Post by Lambuzhao » 03 Jul 2018 14:22

Dormouse559 wrote:
24 Jun 2018 23:16
The local public TV station
[O.o]

Good Grischt!
PBSes … they still exist????


https://www.youtube.com/watch?v=KmQWtGn889E

321-Conact (teen-focused Science & Health Program)

Doe-eyed hostess Trini invites 'us' upstairs with her within the first 10 minutes of the debut episode for a 'surprise', and then they show us the nuts 'n' bolts of how a recording session worked (for their earworm theme) :
- Fǫ̈kk yeah, PBS, I'm sold.

I recently saw Eons, on Youtube. VG+
When I heard that Sesame Street moved to HBO ( was it a 'Rape of the Sabine Women' type move?

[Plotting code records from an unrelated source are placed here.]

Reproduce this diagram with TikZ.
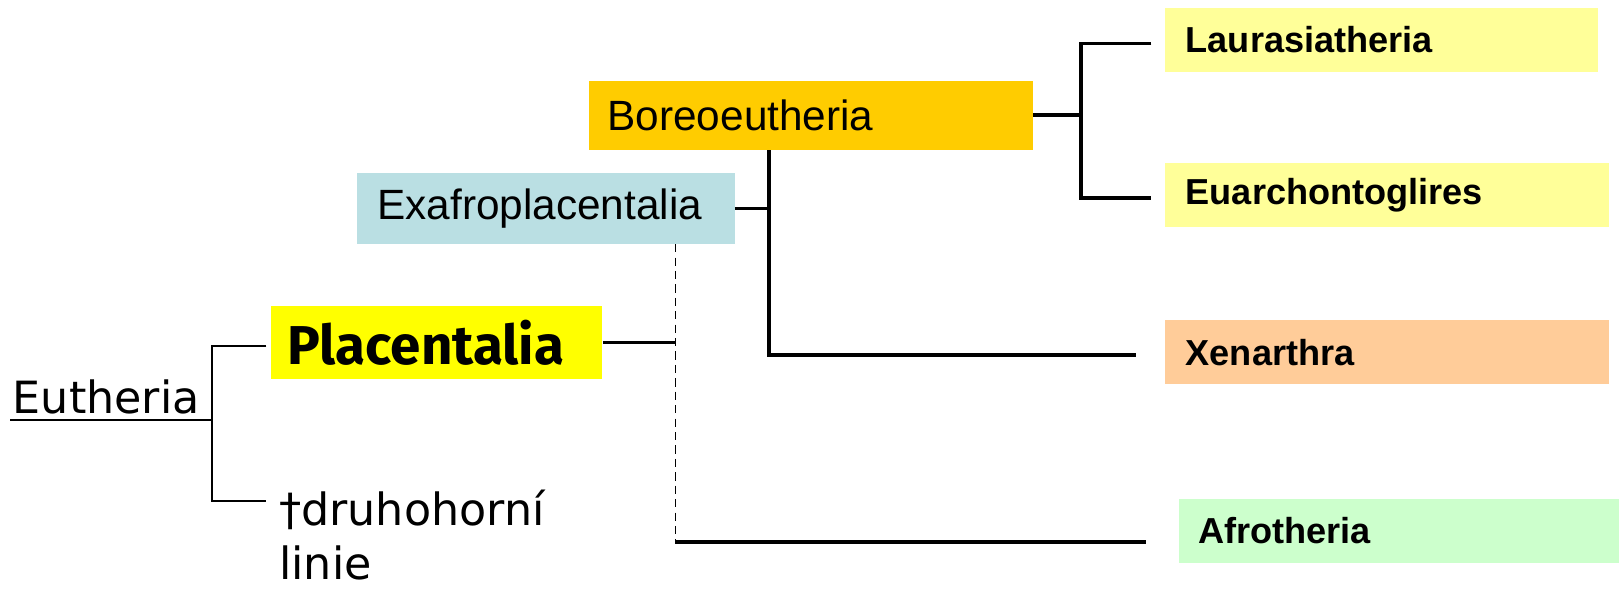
\documentclass[tikz,border=0pt]{standalone}
\usepackage{fontspec}
\setmainfont{Liberation Sans}
\newfontfamily\comicfont{Fira Sans}
\newfontfamily\handfont{DejaVu Sans}
\definecolor{cLau}{HTML}{FFFF99}
\definecolor{cXen}{HTML}{FFCC99}
\definecolor{cAfr}{HTML}{CCFFCC}
\definecolor{cBor}{HTML}{FFCC00}
\definecolor{cExa}{HTML}{BADFE3}
\definecolor{cPla}{HTML}{FFFF00}
\begin{document}
\begin{tikzpicture}[x=0.5pt,y=-0.5pt,
  taxbox/.style={anchor=west, inner ysep=0pt, align=left},
  rightbox/.style={taxbox, inner xsep=10pt, minimum height=31pt, font=\bfseries\fontsize{17.5}{20}\selectfont},
  midbox/.style={taxbox, font=\fontsize{20.5}{24}\selectfont},
  ln/.style={line width=1.7pt},
  br/.style={line width=1pt},
  dsh/.style={line width=0.7pt, dash pattern=on 4pt off 2.5pt}]
\useasboundingbox (0,0) rectangle (1568,570.5);
% boxes
\node[rightbox, fill=cLau, text width=189.5pt] (lau) at (1128,38.5) {Laurasiatheria};
\node[rightbox, fill=cLau, text width=195pt] (eua) at (1128,189) {Euarchontoglires};
\node[rightbox, fill=cXen, text width=195pt] (xen) at (1128,341) {Xenarthra};
\node[rightbox, fill=cAfr, text width=194.5pt, inner xsep=9.5pt] (afr) at (1141,514) {Afrotheria};
\node[midbox, fill=cBor, text width=197pt, inner xsep=9pt, minimum height=33.5pt] (bor) at (570,111.5) {Boreoeutheria};
\node[midbox, fill=cExa, text width=163pt, inner xsep=10pt, minimum height=34pt] (exa) at (345,202) {Exafroplacentalia};
\node[taxbox, fill=cPla, text width=144.5pt, inner xsep=8pt, minimum height=35.5pt,
  font=\comicfont\bfseries\fontsize{26.5}{30}\selectfont] (pla) at (262,331.5) {\raisebox{-1.5pt}{Placentalia}};
\node[anchor=base west, inner sep=0pt, font=\handfont\fontsize{21.5}{24}\selectfont] (eut) at (12,400) {Eutheria};
\node[anchor=north west, inner sep=0pt, align=left, font=\handfont\fontsize{21.5}{26}\selectfont] (dru) at (270,474) {†druhohorní\\linie};
% helper coordinates
\coordinate (brk) at (205,0);
\coordinate (druL) at (258,485);
\coordinate (eutU) at (10,407);
\coordinate (dv) at (654,0);
\coordinate (afrL) at (1110,525);
\coordinate (bv) at (745,0);
\coordinate (lv) at (1047,0);
% Eutheria bracket
\draw[br] ([xshift=-2pt,yshift=-1.75pt]pla.west) -- ([yshift=-1.75pt]pla.west -| brk) -- (brk |- druL) -- (druL);
\draw[br] (eutU) -- (eutU -| brk);
% Placentalia / Afrotheria
\draw[ln] (pla.east) -- (pla.east -| dv);
\draw[dsh] (exa.south -| dv) -- (dv |- afrL);
\draw[ln] (dv |- afrL) -- (afrL);
% Exafroplacentalia / Xenarthra
\draw[ln] (exa.east) -- (exa.east -| bv);
\draw[ln] (bor.south -| bv) -- ([yshift=-1.5pt]bv |- xen.west) -- ([xshift=-14pt,yshift=-1.5pt]xen.west);
% Boreoeutheria
\draw[ln] (bor.east) -- (bor.east -| lv);
\draw[ln] ([xshift=-6.5pt,yshift=-1.75pt]lau.west) -- ([yshift=-1.75pt]lau.west -| lv) -- ([yshift=-1.5pt]eua.west -| lv) -- ([xshift=-6.5pt,yshift=-1.5pt]eua.west);
\end{tikzpicture}
\end{document}
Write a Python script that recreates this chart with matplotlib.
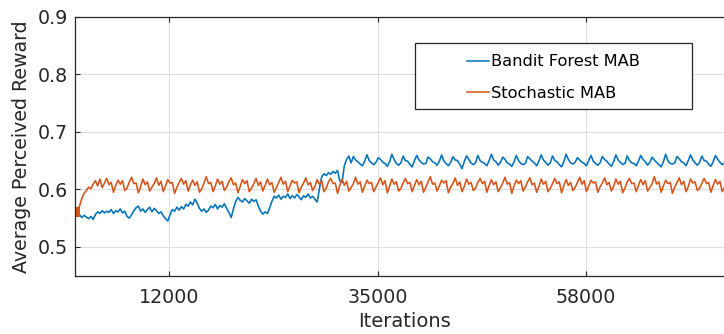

You decide),
…Baugh. [¬.¬]

I thought it was the death knell for collective home of The Electric Company, Old Yankee Woodshop, Masterpiece Theatre, Old-G DW, frigging NOVA, Jacques Pepin, The Frugal Gourmet, Julia Child, Mister Rogers, and so much more.

[<3] [<3] [<3] [<3] [<3] Triniiiiiiiiii ! [:P] [<3] [<3] [<3] [<3] [<3]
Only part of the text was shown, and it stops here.